Section: Embodiment as Moral Training
1. Paraphrased Summary
Gregory argues that embodiment is not a flaw or punishment but a necessary structure for moral development. The body introduces limitation, desire, and resistance, which make moral choice meaningful. Without bodily constraints, virtue would not involve effort or freedom. The physical world becomes the stage on which rational beings learn to align themselves with divine goodness. Even suffering and struggle are integrated into this developmental process. The body therefore serves as a pedagogical instrument for the soul’s ascent.
2. Main Claim / Purpose
Embodiment is required for moral development and virtuous freedom.
3. Tension / Question
Why would a perfect being require imperfection (suffering, limitation) as a learning condition?
4. Conceptual Note
This is a reversal of classical ascetic suspicion of the body: the body is not enemy but curriculum.
11. Core Concept / Mental Anchor
Human nature = rational freedom designed for infinite moral ascent
12. Famous Words / Influential Formulations
- “Image of God” reinterpreted as rational freedom (not physical form)
- Humanity as “becoming” rather than “being complete”
(No single widely quoted aphorism dominates this work in secular culture, but its concepts strongly shaped later Christian anthropology.)
13. Decision Point
Yes — this work warrants deeper attention.
Reason:
- Foundational anthropological shift in Christian thought
- Direct influence on later mystical theology (including Eastern Christian tradition)
- Clear “first-day” conceptual innovation: dynamic human nature
14. First-Day-of-History Lens
This text marks a major conceptual shift:
Before Gregory:
- Human nature often treated as fixed essence or fallen condition
After Gregory:
- Human nature becomes dynamic ascent toward divine likeness
This is an early articulation of developmental ontology in anthropology.

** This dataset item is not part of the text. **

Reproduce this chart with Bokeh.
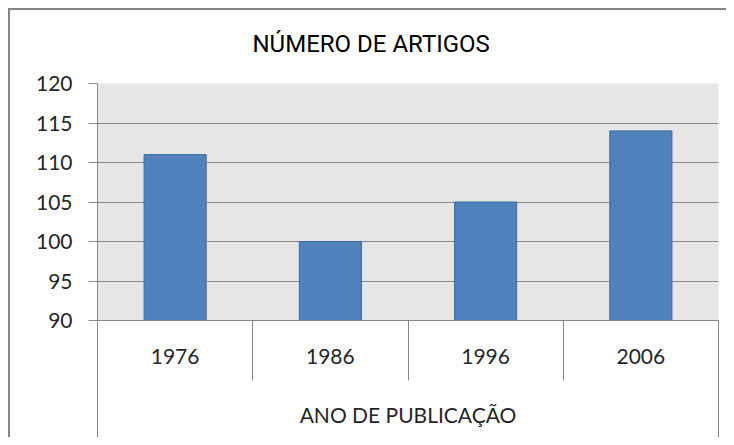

16. Reference Bank (selected)
- Humanity as image of God (rational capacity interpretation)
- Embodiment as pedagogical structure
- Freedom as essential to virtue
- Infinite ascent toward God
17. Mental Anchor
“Being human = becoming like God through freely chosen growth”
Editor: The author approximates reality with humans as “oriented toward ascent: growth in virtue, knowledge, and likeness to God. Even perfection is not a final endpoint but a continual deepening relationship with the infinite.”
There is truth in this – however, the ascent is framed within a view of man’s need of repair, intrinsic defect. This is gross error. We do not need remodeling but only an opening of the eyes to what we’ve already been given.